The views of China and three other big developing countries (India, Brazil, South Africa) are important as their leaders finalised the Accord together with US President Barrack Obama on Copenhagen's last day.

Thus the release last week of a letter from the Chinese Premier, Mr. Wen Jiabao, to Mr Ban Ki-Moon  is important.  Wen affirmed China's stand that the climate talks should take place under the UNFCCC.  "It is neither viable nor acceptable to start a new negotiation process outside the framework of the Convention and the Protocol”, he said.

Wen also stressed that the two working groups under the UNFCCC and Kyoto Protocol "are the legal bodies for such negotiations", and the draft texts proposed by the Chairs of those working groups in the December climate conference in Copenhagen are "the legitimate basis".

It is evident that the Premier's letter is striving to strike a balance between his country's support for the Accord while putting it in its proper place within the continuing UNFCCC negotiations and documents.

Thus Wen says that the Accord's “great political significance” is for its helping the UNFCCC's  negotiations that started in Bali to produce outcomes.  And this political aspect compares with the UNFCCC groups as the legal bodies for negotiations and UNFCCC texts as the “legitimate basis” for the negotiations.

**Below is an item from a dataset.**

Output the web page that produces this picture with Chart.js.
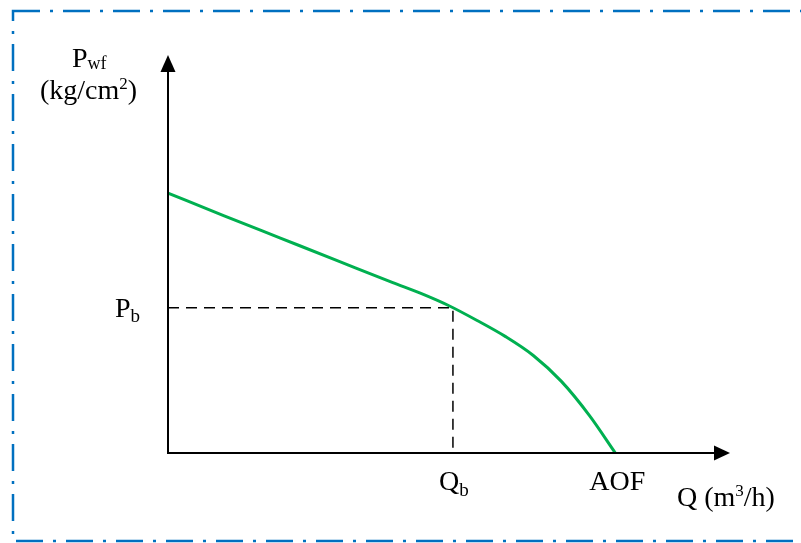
<!DOCTYPE html>
<html>
<head>
<meta charset="utf-8">
<script src="https://cdn.jsdelivr.net/npm/chart.js@4/dist/chart.umd.min.js"></script>
<style>
  html, body { margin: 0; padding: 0; background: #fff; }
  #wrap { width: 801px; height: 543px; position: relative; }
</style>
</head>
<body>
<div id="wrap"><canvas id="ipr"></canvas></div>
<script>
// IPR curve (arbitrary units, 0..100 on both axes)
const qValues   = [0, 10, 20, 30, 40, 45, 50, 55, 60, 65, 70, 75, 79.6];
const pwfValues = [65.3, 59.6, 54.0, 48.4, 42.8, 40.1, 37.0, 33.3, 29.3, 24.5, 18.0, 9.4, 0];

// bubble point
const qb = 50.7;
const pb = 36.5;
const aof = 79.6;

const SERIF = '"Liberation Serif", "Times New Roman", serif';
const GREEN = "#00B050";
const FRAME = "#0070C0";

// Utility: draw text made of pieces [text, size, dy]
function drawRich(ctx, x, y, parts, align) {
    let total = 0;
    parts.forEach(p => {
        ctx.font = p[1] + "px " + SERIF;
        total += ctx.measureText(p[0]).width;
    });
    let cx = align === "center" ? x - total / 2 : x;
    ctx.textAlign = "left";
    ctx.textBaseline = "alphabetic";
    parts.forEach(p => {
        ctx.font = p[1] + "px " + SERIF;
        ctx.fillText(p[0], cx, y + (p[2] || 0));
        cx += ctx.measureText(p[0]).width;
    });
}

// Frame, axes with arrows and labels
const decor = {
    id: "decor",
    beforeDraw(chart) {
        const ctx = chart.ctx;
        ctx.save();
        ctx.strokeStyle = FRAME;
        ctx.lineWidth = 2.5;
        ctx.setLineDash([27, 10, 3, 10]);
        ctx.strokeRect(13, 11, 800, 530);
        ctx.restore();
    },
    afterDatasetsDraw(chart) {
        const ctx = chart.ctx;
        const a = chart.chartArea;
        const xs = chart.scales.x, ys = chart.scales.y;
        const x0 = xs.getPixelForValue(0);
        const y0 = ys.getPixelForValue(0);

        ctx.save();
        ctx.strokeStyle = "#000";
        ctx.fillStyle = "#000";
        ctx.lineWidth = 2;
        ctx.beginPath();
        ctx.moveTo(x0, y0 + 1);
        ctx.lineTo(x0, a.top + 12);
        ctx.moveTo(x0 - 1, y0);
        ctx.lineTo(a.right - 12, y0);
        ctx.stroke();

        // arrow heads
        ctx.beginPath();
        ctx.moveTo(x0, a.top);
        ctx.lineTo(x0 - 7.5, a.top + 17);
        ctx.lineTo(x0 + 7.5, a.top + 17);
        ctx.closePath();
        ctx.fill();
        ctx.beginPath();
        ctx.moveTo(a.right, y0);
        ctx.lineTo(a.right - 16, y0 - 7.5);
        ctx.lineTo(a.right - 16, y0 + 7.5);
        ctx.closePath();
        ctx.fill();

        // labels
        drawRich(ctx, 72, 67, [["P", 28], ["wf", 18, 2]]);
        drawRich(ctx, 40, 99, [["(kg/cm", 28], ["2", 17, -10], [")", 28]]);
        const pbY = ys.getPixelForValue(pb);
        drawRich(ctx, 115, pbY + 9, [["P", 28], ["b", 19, 5]]);
        const qbX = xs.getPixelForValue(qb);
        drawRich(ctx, qbX + 1, 490, [["Q", 28], ["b", 19, 6]], "center");
        drawRich(ctx, xs.getPixelForValue(aof) + 2, 490, [["AOF", 28]], "center");
        drawRich(ctx, 677, 506, [["Q (m", 28], ["3", 17, -10], ["/h)", 28]]);
        ctx.restore();
    }
};

const curve = qValues.map((q, i) => ({ x: q, y: pwfValues[i] }));
const guide = [{ x: 0, y: pb }, { x: qb, y: pb }, { x: qb, y: 0 }];

new Chart(document.getElementById("ipr"), {
    type: "line",
    data: {
        datasets: [
            {
                data: curve,
                borderColor: GREEN,
                borderWidth: 3,
                pointRadius: 0,
                cubicInterpolationMode: "monotone",
                fill: false
            },
            {
                data: guide,
                borderColor: "#000",
                borderWidth: 1.5,
                borderDash: [11, 7],
                pointRadius: 0,
                tension: 0,
                fill: false
            }
        ]
    },
    options: {
        responsive: true,
        maintainAspectRatio: false,
        animation: false,
        layout: { padding: { left: 168, right: 71, top: 55, bottom: 90 } },
        plugins: { legend: { display: false }, tooltip: { enabled: false } },
        scales: {
            x: { type: "linear", min: 0, max: 100, display: false },
            y: { type: "linear", min: 0, max: 100, display: false }
        }
    },
    plugins: [decor]
});
</script>
</body>
</html>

This letter is not the last word on the subject, because the US and Europe will keep up their pressure on China and other developing countries to accept the Accord as the basis and framework for a new agreement.

Behind the surface fight over venues and documents is the real battle over who should take what shares and types of responsibilities for cutting or curbing emissions, and who should bear the costs of avoiding and adapting to climate change.

Since climate change is such as serious and even Life-threatening problem, the political wrangling  going on also has great significance.

Hopefully a fair process will be agreed on, to facilitate talks that should ideally be conducted in a spirit of goodwill, so that there can be results by this year.